Exercise brief
Repeat everything from the first line of the listing below through the line that contains "import plotly.graph_objects as go", exactly. Leave out pictures.

Listing
** begin **

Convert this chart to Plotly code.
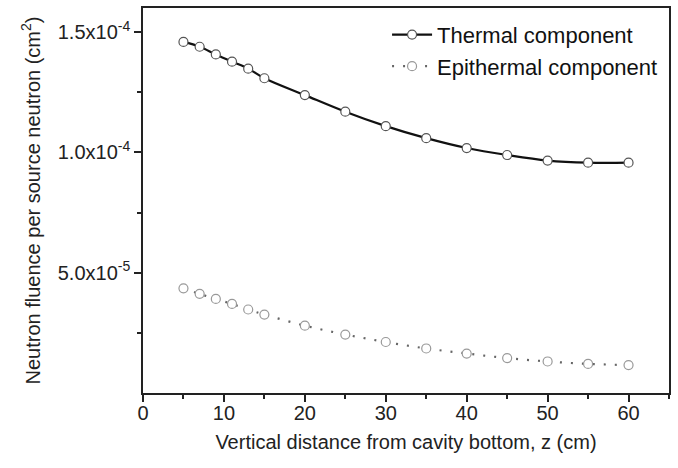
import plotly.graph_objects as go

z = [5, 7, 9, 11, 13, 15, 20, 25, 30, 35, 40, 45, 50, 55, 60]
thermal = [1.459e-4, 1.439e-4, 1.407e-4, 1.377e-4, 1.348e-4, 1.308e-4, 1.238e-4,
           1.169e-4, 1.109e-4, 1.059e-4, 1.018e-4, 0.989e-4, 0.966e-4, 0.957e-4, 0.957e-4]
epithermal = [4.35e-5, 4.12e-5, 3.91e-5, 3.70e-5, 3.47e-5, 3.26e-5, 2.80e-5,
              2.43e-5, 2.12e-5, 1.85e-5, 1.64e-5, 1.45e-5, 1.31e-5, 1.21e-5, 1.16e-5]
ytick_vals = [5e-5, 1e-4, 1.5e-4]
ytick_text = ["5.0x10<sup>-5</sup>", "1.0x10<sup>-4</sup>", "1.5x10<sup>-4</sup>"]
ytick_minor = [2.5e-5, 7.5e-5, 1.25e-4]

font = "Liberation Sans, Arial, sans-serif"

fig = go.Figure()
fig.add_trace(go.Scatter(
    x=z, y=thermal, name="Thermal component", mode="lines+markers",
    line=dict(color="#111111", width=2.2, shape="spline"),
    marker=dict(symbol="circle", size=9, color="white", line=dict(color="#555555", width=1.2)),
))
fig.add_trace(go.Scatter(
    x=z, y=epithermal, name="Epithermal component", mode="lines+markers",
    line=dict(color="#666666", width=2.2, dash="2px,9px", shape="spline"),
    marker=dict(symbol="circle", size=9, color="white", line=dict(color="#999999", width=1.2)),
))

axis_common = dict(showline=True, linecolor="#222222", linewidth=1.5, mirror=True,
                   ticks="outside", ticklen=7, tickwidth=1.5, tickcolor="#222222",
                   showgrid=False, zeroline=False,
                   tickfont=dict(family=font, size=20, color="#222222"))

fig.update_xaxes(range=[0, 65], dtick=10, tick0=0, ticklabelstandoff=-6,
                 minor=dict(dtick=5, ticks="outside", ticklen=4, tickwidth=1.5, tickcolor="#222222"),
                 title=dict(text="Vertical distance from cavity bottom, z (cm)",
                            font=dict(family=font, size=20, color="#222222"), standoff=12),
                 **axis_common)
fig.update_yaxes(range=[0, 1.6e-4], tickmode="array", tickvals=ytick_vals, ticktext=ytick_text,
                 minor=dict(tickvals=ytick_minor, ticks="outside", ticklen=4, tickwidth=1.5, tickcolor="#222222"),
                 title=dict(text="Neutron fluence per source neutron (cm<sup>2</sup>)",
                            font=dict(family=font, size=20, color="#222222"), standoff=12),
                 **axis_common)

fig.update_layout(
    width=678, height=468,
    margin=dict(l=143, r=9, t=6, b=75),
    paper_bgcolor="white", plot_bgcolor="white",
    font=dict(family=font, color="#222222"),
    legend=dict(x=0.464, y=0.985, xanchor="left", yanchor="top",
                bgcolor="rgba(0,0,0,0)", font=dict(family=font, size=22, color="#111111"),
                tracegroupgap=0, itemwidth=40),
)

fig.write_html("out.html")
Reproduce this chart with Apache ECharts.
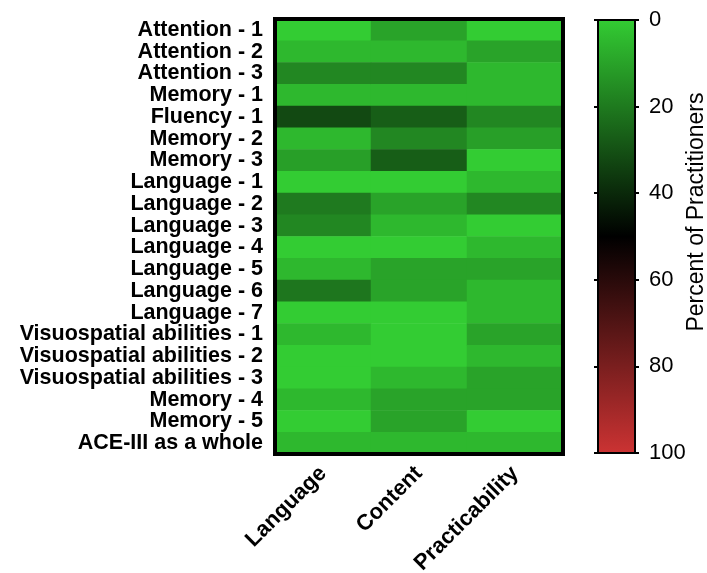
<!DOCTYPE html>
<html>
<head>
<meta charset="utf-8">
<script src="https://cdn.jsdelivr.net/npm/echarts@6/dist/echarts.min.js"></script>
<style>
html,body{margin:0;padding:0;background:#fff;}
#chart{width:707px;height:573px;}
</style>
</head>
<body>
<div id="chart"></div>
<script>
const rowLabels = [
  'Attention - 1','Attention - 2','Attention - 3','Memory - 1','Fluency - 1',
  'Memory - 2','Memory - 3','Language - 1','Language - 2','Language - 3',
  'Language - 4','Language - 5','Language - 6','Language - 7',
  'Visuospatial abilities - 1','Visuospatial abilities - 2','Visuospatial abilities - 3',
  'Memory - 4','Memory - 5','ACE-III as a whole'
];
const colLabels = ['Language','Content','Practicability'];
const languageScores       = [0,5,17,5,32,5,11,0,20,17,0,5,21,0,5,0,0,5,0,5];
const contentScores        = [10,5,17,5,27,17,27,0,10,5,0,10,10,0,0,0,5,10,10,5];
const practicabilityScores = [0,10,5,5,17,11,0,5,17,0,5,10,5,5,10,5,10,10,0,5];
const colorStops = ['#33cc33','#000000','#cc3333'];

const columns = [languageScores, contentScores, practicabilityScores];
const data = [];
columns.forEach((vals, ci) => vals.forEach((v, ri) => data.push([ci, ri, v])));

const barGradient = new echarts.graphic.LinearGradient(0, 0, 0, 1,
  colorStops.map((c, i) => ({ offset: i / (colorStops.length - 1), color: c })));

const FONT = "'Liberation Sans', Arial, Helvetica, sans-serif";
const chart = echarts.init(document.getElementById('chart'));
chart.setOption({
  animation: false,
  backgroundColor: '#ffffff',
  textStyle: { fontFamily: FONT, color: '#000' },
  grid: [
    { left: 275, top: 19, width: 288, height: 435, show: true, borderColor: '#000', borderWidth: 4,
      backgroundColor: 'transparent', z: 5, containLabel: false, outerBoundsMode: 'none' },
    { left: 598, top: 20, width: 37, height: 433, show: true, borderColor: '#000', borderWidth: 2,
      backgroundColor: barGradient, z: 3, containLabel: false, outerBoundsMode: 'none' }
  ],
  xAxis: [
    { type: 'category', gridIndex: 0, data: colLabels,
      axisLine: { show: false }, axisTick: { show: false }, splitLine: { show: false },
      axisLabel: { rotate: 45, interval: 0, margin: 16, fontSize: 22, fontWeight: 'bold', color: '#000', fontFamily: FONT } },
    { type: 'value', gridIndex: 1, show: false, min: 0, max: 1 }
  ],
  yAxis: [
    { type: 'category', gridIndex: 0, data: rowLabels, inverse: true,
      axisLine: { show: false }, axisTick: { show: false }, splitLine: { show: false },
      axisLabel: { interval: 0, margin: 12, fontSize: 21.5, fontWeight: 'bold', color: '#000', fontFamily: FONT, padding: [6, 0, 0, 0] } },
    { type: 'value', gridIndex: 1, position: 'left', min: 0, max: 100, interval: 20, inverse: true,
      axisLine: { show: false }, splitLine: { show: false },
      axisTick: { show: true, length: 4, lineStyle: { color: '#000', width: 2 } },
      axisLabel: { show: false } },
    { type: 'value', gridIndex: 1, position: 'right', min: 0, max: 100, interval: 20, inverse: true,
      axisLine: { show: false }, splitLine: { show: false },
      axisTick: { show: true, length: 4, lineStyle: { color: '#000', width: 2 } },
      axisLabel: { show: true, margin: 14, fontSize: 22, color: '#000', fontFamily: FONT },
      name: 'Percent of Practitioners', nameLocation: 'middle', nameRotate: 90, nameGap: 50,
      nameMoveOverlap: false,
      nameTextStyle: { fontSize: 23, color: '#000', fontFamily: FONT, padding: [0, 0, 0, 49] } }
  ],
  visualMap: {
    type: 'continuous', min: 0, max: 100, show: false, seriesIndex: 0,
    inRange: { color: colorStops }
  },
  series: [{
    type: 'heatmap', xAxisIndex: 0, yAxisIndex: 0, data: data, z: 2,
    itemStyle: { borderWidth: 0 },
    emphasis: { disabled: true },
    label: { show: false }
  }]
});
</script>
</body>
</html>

** end **

Result of this task
Convert this chart to Plotly code.
import plotly.graph_objects as go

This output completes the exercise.